R v Overby, 2019 MBQB 102

Due to the violent nature of the offence and lack of mitigating factors, the Indigenous offender, convicted of second degree murder, is sentenced to life in prison with no possibility of parole for 15 years.

Indigenous Law Centre
Indigenous CaseWatch Blog

Mr. Overby, an Indigenous man, has been found guilty of second-degree murder for the brutal killing of Christine Wood, a young Indigenous woman he had met on a dating app the same day he had murdered her. After engaging in sexual relations, he proceeded to murder her in the basement of his house. After the killing, he attempted to cover up the murder, until Ms. Wood’s body was found months later by chance.

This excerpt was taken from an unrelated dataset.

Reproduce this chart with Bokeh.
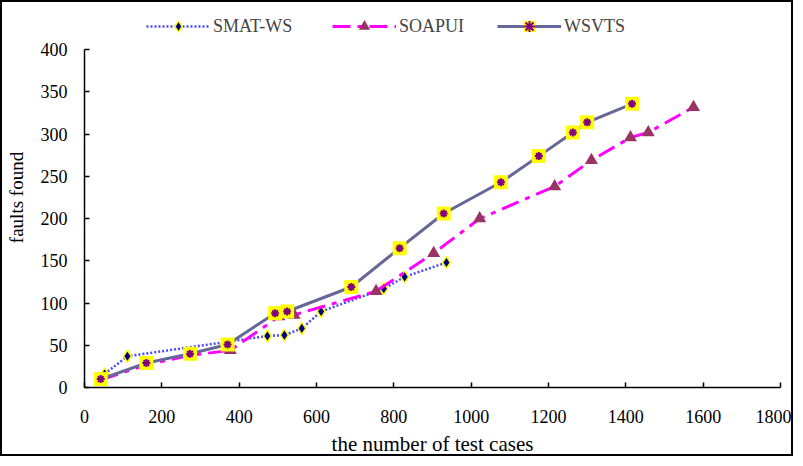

The Gladue report submitted for Mr. Overby does not highlight any mitigating factors for the offender. He had an unremarkable childhood and the violence committed was considered “out of character”. The Court does not accept his version of events, including having no memory of what occurred.

In considering an appropriate parole ineligibility period, the Court must keep in mind that it must not be less than 10 years or more than 25 years according to s 745(b) of the Criminal Code. Balancing various caselaw with the sentencing principles, the aggravating factors that surrounded Ms. Wood’s unfortunate and violent death, required a more stringent parole ineligibility period (R v Shropshire, [1995] 4 SCR 227).

There were minimal mitigating factors other than the fact that alcohol was consumed by both parties and that Mr. Overby may have been depressed about his relationship situation. At the time of the offence, Mr. Overby had no criminal record at the age of 29 but his moral culpability in this case is very high. 15 years of parole ineligibility is deemed appropriate, but regardless, he remains under the supervision and control of correctional authorities for the rest of his life, including being subject to re-incarceration from parole should he breach any conditions or pose a threat to public safety.